▶ **Task**: Show every line where "chart" occurs.

▶ **Data to process**:
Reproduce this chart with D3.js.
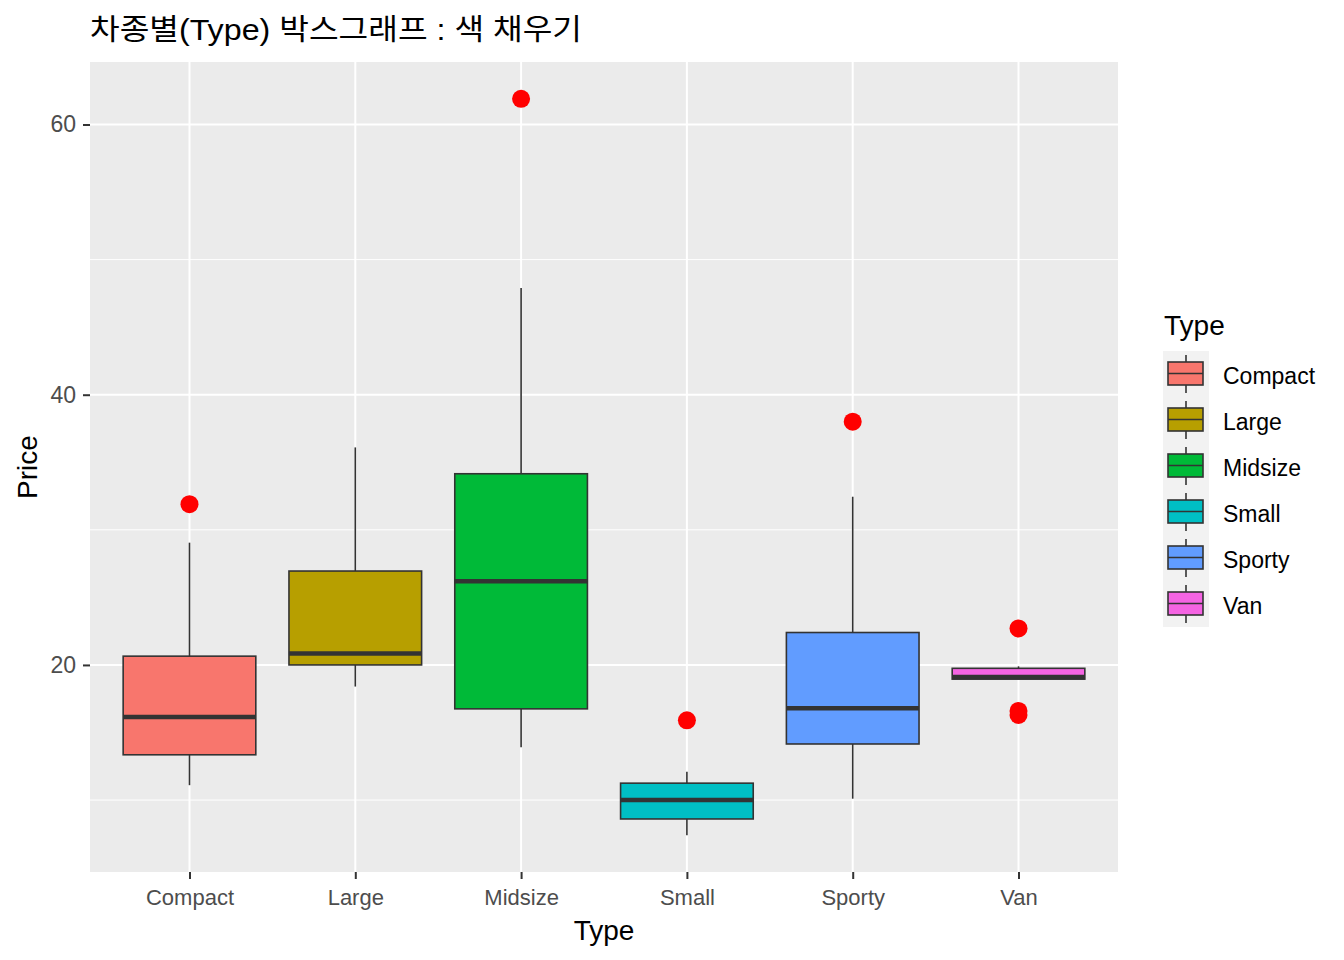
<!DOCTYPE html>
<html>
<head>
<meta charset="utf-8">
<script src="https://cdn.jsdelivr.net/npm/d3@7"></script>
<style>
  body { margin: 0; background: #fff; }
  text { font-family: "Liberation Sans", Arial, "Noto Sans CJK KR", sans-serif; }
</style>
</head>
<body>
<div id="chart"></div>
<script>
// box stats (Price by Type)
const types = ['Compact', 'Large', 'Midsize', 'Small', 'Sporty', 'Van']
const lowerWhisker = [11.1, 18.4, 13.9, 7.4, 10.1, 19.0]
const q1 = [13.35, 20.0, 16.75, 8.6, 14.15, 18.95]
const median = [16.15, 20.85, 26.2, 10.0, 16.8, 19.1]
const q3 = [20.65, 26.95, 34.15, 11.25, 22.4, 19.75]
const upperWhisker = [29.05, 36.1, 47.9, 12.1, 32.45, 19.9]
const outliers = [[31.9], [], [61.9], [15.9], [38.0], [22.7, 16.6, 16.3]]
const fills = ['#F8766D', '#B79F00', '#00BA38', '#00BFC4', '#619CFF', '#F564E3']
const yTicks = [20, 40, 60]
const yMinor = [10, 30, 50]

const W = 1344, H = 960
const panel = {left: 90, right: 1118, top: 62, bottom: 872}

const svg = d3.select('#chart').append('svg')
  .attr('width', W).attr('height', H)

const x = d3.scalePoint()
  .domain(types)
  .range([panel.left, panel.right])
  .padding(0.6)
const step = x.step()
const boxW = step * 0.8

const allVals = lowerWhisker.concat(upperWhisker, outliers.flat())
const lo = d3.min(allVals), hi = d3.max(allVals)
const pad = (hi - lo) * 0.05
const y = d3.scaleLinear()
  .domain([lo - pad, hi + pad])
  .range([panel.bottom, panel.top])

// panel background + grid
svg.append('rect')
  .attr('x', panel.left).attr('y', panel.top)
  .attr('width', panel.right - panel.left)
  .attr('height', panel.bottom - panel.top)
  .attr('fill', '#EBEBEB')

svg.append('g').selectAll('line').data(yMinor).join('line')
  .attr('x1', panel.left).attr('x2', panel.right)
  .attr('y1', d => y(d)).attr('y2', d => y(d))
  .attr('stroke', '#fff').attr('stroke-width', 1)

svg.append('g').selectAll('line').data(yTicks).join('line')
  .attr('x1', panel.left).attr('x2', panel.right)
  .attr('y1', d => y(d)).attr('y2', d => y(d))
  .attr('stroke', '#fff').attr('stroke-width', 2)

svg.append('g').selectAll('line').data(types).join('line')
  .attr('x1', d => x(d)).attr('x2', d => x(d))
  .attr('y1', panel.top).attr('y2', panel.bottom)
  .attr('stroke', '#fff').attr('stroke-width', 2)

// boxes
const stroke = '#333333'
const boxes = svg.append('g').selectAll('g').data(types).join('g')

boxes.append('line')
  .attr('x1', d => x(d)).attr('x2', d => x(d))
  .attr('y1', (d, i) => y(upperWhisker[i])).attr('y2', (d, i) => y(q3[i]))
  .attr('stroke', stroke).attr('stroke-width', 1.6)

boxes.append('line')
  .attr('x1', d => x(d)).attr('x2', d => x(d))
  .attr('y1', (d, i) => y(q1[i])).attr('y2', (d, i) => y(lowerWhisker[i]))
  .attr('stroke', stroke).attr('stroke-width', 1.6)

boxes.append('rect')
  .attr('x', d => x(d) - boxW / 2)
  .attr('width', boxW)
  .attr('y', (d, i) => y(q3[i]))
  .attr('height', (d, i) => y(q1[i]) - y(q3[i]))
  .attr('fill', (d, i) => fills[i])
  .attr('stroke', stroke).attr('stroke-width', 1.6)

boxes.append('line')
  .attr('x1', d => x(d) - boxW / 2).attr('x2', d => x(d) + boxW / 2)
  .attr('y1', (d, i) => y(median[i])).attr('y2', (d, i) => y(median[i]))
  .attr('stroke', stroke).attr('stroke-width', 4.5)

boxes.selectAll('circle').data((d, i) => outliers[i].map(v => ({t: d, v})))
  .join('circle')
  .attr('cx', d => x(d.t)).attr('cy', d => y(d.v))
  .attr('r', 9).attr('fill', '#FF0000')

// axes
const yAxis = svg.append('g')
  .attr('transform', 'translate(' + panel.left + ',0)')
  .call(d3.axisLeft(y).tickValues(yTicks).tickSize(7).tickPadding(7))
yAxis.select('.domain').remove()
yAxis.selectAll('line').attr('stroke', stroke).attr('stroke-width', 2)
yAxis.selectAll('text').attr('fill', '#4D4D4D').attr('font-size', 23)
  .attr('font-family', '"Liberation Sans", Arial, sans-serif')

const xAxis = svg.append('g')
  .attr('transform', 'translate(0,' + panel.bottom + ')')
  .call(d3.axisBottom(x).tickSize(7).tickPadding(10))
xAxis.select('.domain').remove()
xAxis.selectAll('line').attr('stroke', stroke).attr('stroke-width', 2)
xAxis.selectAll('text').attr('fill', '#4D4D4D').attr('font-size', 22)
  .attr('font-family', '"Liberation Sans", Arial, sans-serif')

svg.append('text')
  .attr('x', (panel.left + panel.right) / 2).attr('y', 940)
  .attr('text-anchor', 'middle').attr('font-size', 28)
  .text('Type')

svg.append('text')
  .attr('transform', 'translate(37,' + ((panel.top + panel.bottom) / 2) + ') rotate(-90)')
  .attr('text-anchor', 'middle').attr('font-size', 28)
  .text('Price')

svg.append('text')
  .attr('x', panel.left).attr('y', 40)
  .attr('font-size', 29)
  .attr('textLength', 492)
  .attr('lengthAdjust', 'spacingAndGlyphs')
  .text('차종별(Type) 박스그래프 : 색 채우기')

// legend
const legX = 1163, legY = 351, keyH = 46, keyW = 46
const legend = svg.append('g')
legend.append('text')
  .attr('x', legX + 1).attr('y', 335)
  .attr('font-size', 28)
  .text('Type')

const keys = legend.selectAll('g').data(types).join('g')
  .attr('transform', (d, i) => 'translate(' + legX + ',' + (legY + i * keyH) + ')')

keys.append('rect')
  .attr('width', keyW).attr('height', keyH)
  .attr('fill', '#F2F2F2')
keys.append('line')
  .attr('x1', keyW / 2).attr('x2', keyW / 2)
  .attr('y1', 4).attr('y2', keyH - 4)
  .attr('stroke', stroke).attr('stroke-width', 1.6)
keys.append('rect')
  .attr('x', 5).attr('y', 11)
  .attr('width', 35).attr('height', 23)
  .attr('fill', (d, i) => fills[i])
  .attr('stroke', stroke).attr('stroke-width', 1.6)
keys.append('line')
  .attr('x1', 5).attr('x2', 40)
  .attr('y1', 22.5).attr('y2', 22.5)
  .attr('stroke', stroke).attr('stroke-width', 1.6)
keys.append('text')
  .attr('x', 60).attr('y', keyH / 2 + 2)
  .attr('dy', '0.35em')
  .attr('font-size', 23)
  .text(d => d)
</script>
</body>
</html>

...

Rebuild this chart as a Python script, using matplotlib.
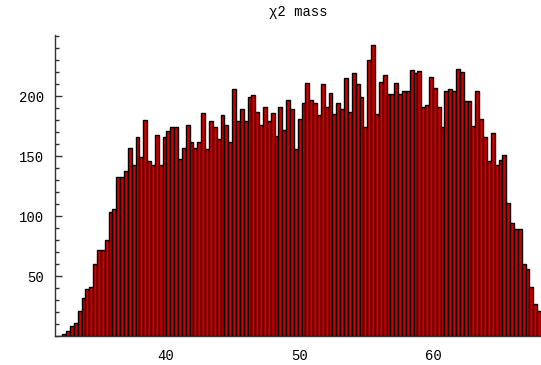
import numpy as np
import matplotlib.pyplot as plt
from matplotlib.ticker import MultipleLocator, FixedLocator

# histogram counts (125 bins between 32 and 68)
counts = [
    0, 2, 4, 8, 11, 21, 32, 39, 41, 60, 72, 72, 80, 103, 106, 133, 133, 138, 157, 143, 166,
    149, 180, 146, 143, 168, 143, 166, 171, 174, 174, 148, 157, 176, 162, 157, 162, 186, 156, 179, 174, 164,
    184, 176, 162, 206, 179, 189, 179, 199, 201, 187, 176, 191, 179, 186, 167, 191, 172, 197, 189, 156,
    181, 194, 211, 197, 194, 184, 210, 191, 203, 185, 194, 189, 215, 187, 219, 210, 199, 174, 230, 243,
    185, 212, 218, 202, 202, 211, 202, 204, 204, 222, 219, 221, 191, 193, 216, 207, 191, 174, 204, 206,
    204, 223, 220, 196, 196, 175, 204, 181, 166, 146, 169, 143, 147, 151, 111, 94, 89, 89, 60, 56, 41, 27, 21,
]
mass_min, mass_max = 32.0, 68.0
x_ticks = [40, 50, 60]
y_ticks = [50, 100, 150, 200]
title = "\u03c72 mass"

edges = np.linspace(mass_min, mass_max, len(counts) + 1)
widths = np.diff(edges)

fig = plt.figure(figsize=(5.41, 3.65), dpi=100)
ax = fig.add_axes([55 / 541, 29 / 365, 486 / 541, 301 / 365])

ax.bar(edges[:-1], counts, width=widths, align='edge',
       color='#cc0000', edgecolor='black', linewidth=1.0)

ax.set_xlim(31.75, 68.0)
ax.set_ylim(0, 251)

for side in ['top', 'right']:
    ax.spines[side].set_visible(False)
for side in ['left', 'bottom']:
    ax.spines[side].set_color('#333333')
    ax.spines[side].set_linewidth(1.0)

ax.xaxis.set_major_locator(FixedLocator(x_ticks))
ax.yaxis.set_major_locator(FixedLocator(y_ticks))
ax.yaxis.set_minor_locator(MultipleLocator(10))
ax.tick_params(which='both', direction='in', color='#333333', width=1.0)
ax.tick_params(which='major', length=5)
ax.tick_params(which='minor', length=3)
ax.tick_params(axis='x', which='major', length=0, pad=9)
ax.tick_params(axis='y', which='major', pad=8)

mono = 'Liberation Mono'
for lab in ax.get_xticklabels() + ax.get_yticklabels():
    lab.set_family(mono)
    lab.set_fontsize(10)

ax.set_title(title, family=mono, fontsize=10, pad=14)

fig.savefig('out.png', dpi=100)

...

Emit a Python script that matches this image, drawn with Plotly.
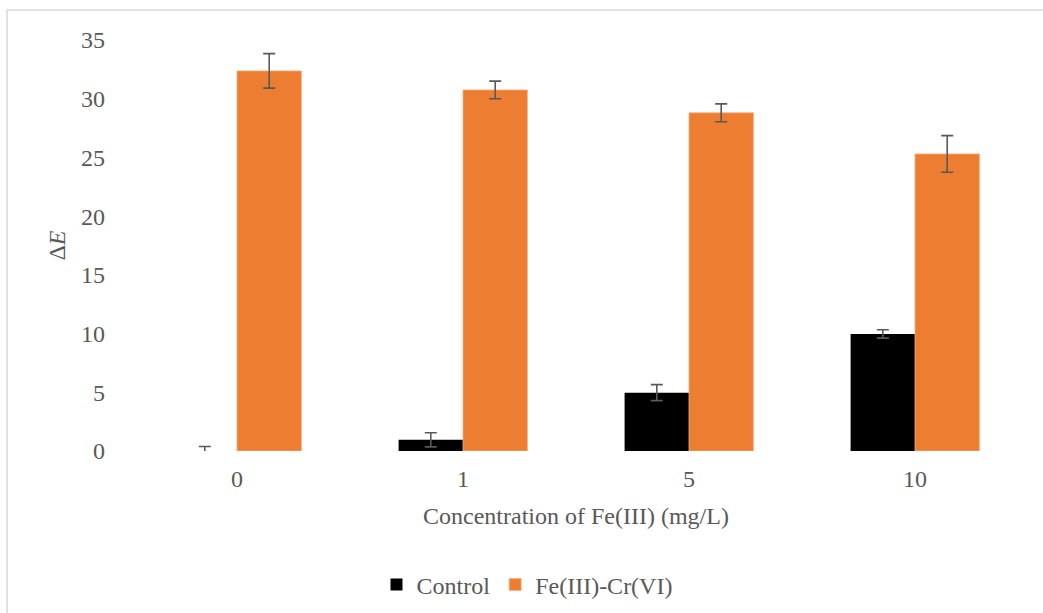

▶ **Exercise output**:
Reproduce this chart with D3.js.
<div id="chart"></div>
const svg = d3.select('#chart').append('svg')
Rebuild this chart as a Python script, using matplotlib.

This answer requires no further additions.